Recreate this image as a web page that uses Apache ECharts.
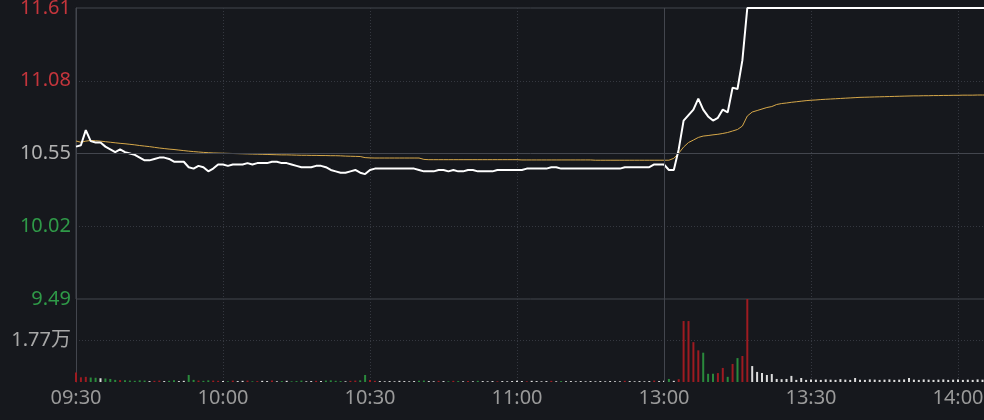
<!DOCTYPE html>
<html>
<head>
<meta charset="utf-8">
<script src="https://cdn.jsdelivr.net/npm/echarts@6/dist/echarts.min.js"></script>
<style>
html,body{margin:0;padding:0;background:#16181d;}
#c{width:984px;height:420px;}
</style>
</head>
<body>
<div id="c"></div>
<script>
// ---- data ----
const timeLabels = ['09:30','10:00','10:30','11:00','13:00','13:30','14:00','14:30','15:00'];
const priceTickLabels = ['9.49','10.02','10.55','11.08','11.61'];
const prevClose = 10.55;
const priceMin = 9.49;
const priceMax = 11.61;
const volumeTick = 17700;

// minute prices 09:30-11:30 (index 0-120)
const priceAM = [
 10.60,10.61,10.72,10.64,10.63,10.63,10.60,10.58,10.56,10.58,
 10.56,10.55,10.54,10.52,10.50,10.50,10.51,10.52,10.52,10.51,
 10.49,10.49,10.49,10.45,10.44,10.46,10.45,10.42,10.44,10.47,
 10.47,10.46,10.47,10.47,10.47,10.48,10.47,10.48,10.48,10.48,
 10.49,10.49,10.48,10.48,10.47,10.46,10.45,10.45,10.45,10.46,
 10.46,10.45,10.43,10.42,10.41,10.41,10.42,10.43,10.41,10.40,
 10.43,10.44,10.44,10.44,10.44,10.44,10.44,10.44,10.44,10.44,
 10.43,10.42,10.42,10.42,10.43,10.43,10.42,10.43,10.42,10.42,
 10.43,10.43,10.42,10.42,10.42,10.42,10.43,10.43,10.43,10.43,
 10.43,10.43,10.44,10.44,10.44,10.44,10.44,10.45,10.45,10.44,
 10.44,10.44,10.44,10.44,10.44,10.44,10.44,10.44,10.44,10.44,
 10.44,10.44,10.45,10.45,10.45,10.45,10.45,10.45,10.47,10.47,
 10.47
];
// minute prices 13:01-14:06 (index 121-186)
const pricePM = [
 10.43,10.43,10.58,10.79,10.83,10.87,10.95,10.87,10.82,10.79,
 10.81,10.87,10.85,11.03,11.02,11.23,
 11.61,11.61,11.61,11.61,11.61,11.61,11.61,11.61,11.61,11.61,
 11.61,11.61,11.61,11.61,11.61,11.61,11.61,11.61,11.61,11.61,
 11.61,11.61,11.61,11.61,11.61,11.61,11.61,11.61,11.61,11.61,
 11.61,11.61,11.61,11.61,11.61,11.61,11.61,11.61,11.61,11.61,
 11.61,11.61,11.61,11.61,11.61,11.61,11.61,11.61,11.61,11.61
];
const avgAM = [
 10.641,10.632,10.640,10.645,10.643,10.640,10.636,10.632,10.628,10.624,
 10.621,10.617,10.613,10.608,10.604,10.600,10.595,10.590,10.586,10.582,
 10.579,10.575,10.571,10.567,10.564,10.561,10.558,10.556,10.554,10.553,
 10.552,10.551,10.550,10.549,10.548,10.547,10.546,10.545,10.544,10.543,
 10.542,10.541,10.540,10.540,10.539,10.538,10.537,10.537,10.536,10.536,
 10.535,10.535,10.534,10.534,10.533,10.531,10.530,10.529,10.528,10.520,
 10.518,10.517,10.517,10.517,10.517,10.517,10.517,10.517,10.517,10.517,
 10.517,10.507,10.505,10.505,10.505,10.505,10.505,10.505,10.505,10.505,
 10.505,10.505,10.505,10.505,10.505,10.505,10.505,10.505,10.505,10.505,
 10.505,10.503,10.503,10.503,10.503,10.503,10.503,10.503,10.503,10.503,
 10.503,10.503,10.503,10.503,10.503,10.503,10.501,10.501,10.501,10.501,
 10.501,10.501,10.501,10.501,10.501,10.501,10.501,10.501,10.501,10.501,
 10.501
];
const avgPM = [
 10.501,10.515,10.552,10.597,10.630,10.648,10.667,10.677,10.681,10.686,
 10.690,10.696,10.703,10.714,10.725,10.750,10.823,10.852,10.863,10.874,
 10.885,10.892,10.907,10.914,10.918,10.923,10.927,10.931,10.935,10.938,
 10.940,10.943,10.945,10.947,10.949,10.951,10.953,10.955,10.957,10.959,
 10.960,10.961,10.962,10.963,10.964,10.965,10.966,10.967,10.968,10.969,
 10.970,10.970,10.971,10.971,10.972,10.972,10.973,10.973,10.974,10.974,
 10.975,10.975,10.975,10.976,10.976,10.976
];
const volumeAM = [
 4000,2000,2200,1900,1800,1600,1500,1300,900,800,
 700,600,500,700,600,400,500,600,400,500,
 700,400,500,3000,900,600,500,700,600,500,
 400,300,600,400,500,600,300,400,500,400,
 600,300,400,500,300,400,600,300,400,500,
 400,600,700,500,400,300,500,600,700,3000,
 900,500,400,300,400,300,500,400,300,400,
 500,600,400,300,500,400,300,500,400,300,
 400,300,500,400,300,400,300,400,300,400,
 500,400,300,500,400,300,400,500,300,400,
 300,400,300,400,300,400,300,400,300,400,
 300,300,500,400,300,400,300,400,600,400,
 500
];
const volumePM = [
 1300,500,1200,26000,26000,17000,13500,12500,3500,3500,
 3800,6000,2200,7700,10200,11100,35400,6800,4300,3800,
 3000,3400,1300,1200,1300,2600,900,1700,900,1100,
 1000,900,1100,1000,900,1200,1000,900,1700,1000,
 900,1100,1000,900,1000,1100,900,1000,1100,1700,
 1000,900,1100,1000,900,1000,1100,900,1000,1100,
 900,1000,900,1100,1000,900
];

// ---- build ----
const prices = priceAM.concat(pricePM);
const avgs = avgAM.concat(avgPM);
const vols = volumeAM.concat(volumePM);

const FONT = '"Noto Sans", "Noto Sans CJK SC", sans-serif';
const RED = '#c4353c', GREEN = '#2f9a48', GREY = '#b2b2b2';
const SOLID = '#43464e', DOT = '#353840';

const priceData = prices.map((p, i) => [i, p]);
const avgData = avgs.map((p, i) => [i, p]);
const volData = vols.map((v, i) => {
  const prev = i === 0 ? prevClose : prices[i - 1];
  const cur = prices[i];
  let style;
  if (cur > prev) style = {color: '#9e1b21'};
  else if (cur < prev) style = {color: '#2a8a3c'};
  else style = {color: '#dcdcdc'};
  return {value: [i, v], itemStyle: style};
});

const chart = echarts.init(document.getElementById('c'), null, {renderer: 'canvas'});
const dotted = {color: DOT, type: [1, 2], width: 1};
chart.setOption({
  backgroundColor: '#16181d',
  animation: false,
  grid: [
    {left: 76, top: 8, width: 1176, height: 291, show: true, borderColor: SOLID, borderWidth: 1,
     backgroundColor: 'transparent', containLabel: false, outerBoundsMode: 'none'},
    {left: 76, top: 299, width: 1176, height: 83, containLabel: false, outerBoundsMode: 'none'}
  ],
  xAxis: [
    {gridIndex: 0, type: 'value', min: 0, max: 240, interval: 30,
     axisLine: {show: false}, axisTick: {show: false}, axisLabel: {show: false},
     splitLine: {show: true, showMinLine: false, lineStyle: dotted}},
    {gridIndex: 1, type: 'value', min: 0, max: 240, interval: 30,
     axisLine: {show: false}, axisTick: {show: false},
     axisLabel: {color: '#9a9a9a', fontSize: 20, fontFamily: FONT, margin: 6,
       formatter: v => timeLabels[Math.round(v / 30)]},
     splitLine: {show: true, showMinLine: false, lineStyle: dotted}}
  ],
  yAxis: [
    {gridIndex: 0, type: 'value', min: priceMin, max: priceMax, show: false, position: 'right'},
    {gridIndex: 0, type: 'value', position: 'left', min: 0, max: priceTickLabels.length - 1, interval: 1,
     axisLine: {show: true, lineStyle: {color: SOLID}}, axisTick: {show: false},
     axisLabel: {fontSize: 20, fontFamily: FONT, margin: 5,
       formatter: v => {
         const i = Math.round(v);
         const k = i < 2 ? 'g' : (i === 2 ? 'n' : 'r');
         return '{' + k + '|' + priceTickLabels[i] + '}';
       },
       rich: {
         g: {color: GREEN, fontSize: 20, fontFamily: FONT},
         n: {color: GREY, fontSize: 20, fontFamily: FONT},
         r: {color: RED, fontSize: 20, fontFamily: FONT}
       }},
     splitLine: {show: true, showMinLine: false, showMaxLine: false, lineStyle: dotted}},
    {gridIndex: 1, type: 'value', position: 'left', min: 0, max: volumeTick * 2, interval: volumeTick,
     axisLine: {show: true, lineStyle: {color: SOLID}}, axisTick: {show: false},
     axisLabel: {color: '#a8a8a8', fontSize: 20, fontFamily: FONT, margin: 5,
       formatter: v => (v === volumeTick ? (v / 10000).toFixed(2) + '万' : '')},
     splitLine: {show: true, showMinLine: false, showMaxLine: false, lineStyle: dotted}}
  ],
  series: [
    {type: 'line', name: 'avg', xAxisIndex: 0, yAxisIndex: 0, data: avgData,
     showSymbol: false, symbol: 'none', lineStyle: {color: '#d6a84a', width: 1}, z: 3, silent: true,
     markLine: {silent: true, symbol: 'none', label: {show: false},
       data: [
         {yAxis: prevClose, lineStyle: {color: SOLID, type: 'solid', width: 1}},
         {xAxis: 120, lineStyle: {color: SOLID, type: 'solid', width: 1}}
       ]}},
    {type: 'line', name: 'price', xAxisIndex: 0, yAxisIndex: 0, data: priceData, clip: false,
     showSymbol: false, symbol: 'none', lineStyle: {color: '#ffffff', width: 2}, z: 4, silent: true},
    {type: 'bar', name: 'vol', xAxisIndex: 1, yAxisIndex: 2, data: volData, barWidth: 2, silent: true,
     markLine: {silent: true, symbol: 'none', label: {show: false},
       data: [{xAxis: 120, lineStyle: {color: SOLID, type: 'solid', width: 1}}]}}
  ]
});
</script>
</body>
</html>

··········

- **What you will do**
Leave the pictures out and reproduce exactly the lines from the top of the listing above through the line with "const volumeTick = 17700;".

- **Output**
Recreate this image as a web page that uses Apache ECharts.
<!DOCTYPE html>
<html>
<head>
<meta charset="utf-8">
<script src="https://cdn.jsdelivr.net/npm/echarts@6/dist/echarts.min.js"></script>
<style>
html,body{margin:0;padding:0;background:#16181d;}
#c{width:984px;height:420px;}
</style>
</head>
<body>
<div id="c"></div>
<script>
// ---- data ----
const timeLabels = ['09:30','10:00','10:30','11:00','13:00','13:30','14:00','14:30','15:00'];
const priceTickLabels = ['9.49','10.02','10.55','11.08','11.61'];
const prevClose = 10.55;
const priceMin = 9.49;
const priceMax = 11.61;
const volumeTick = 17700;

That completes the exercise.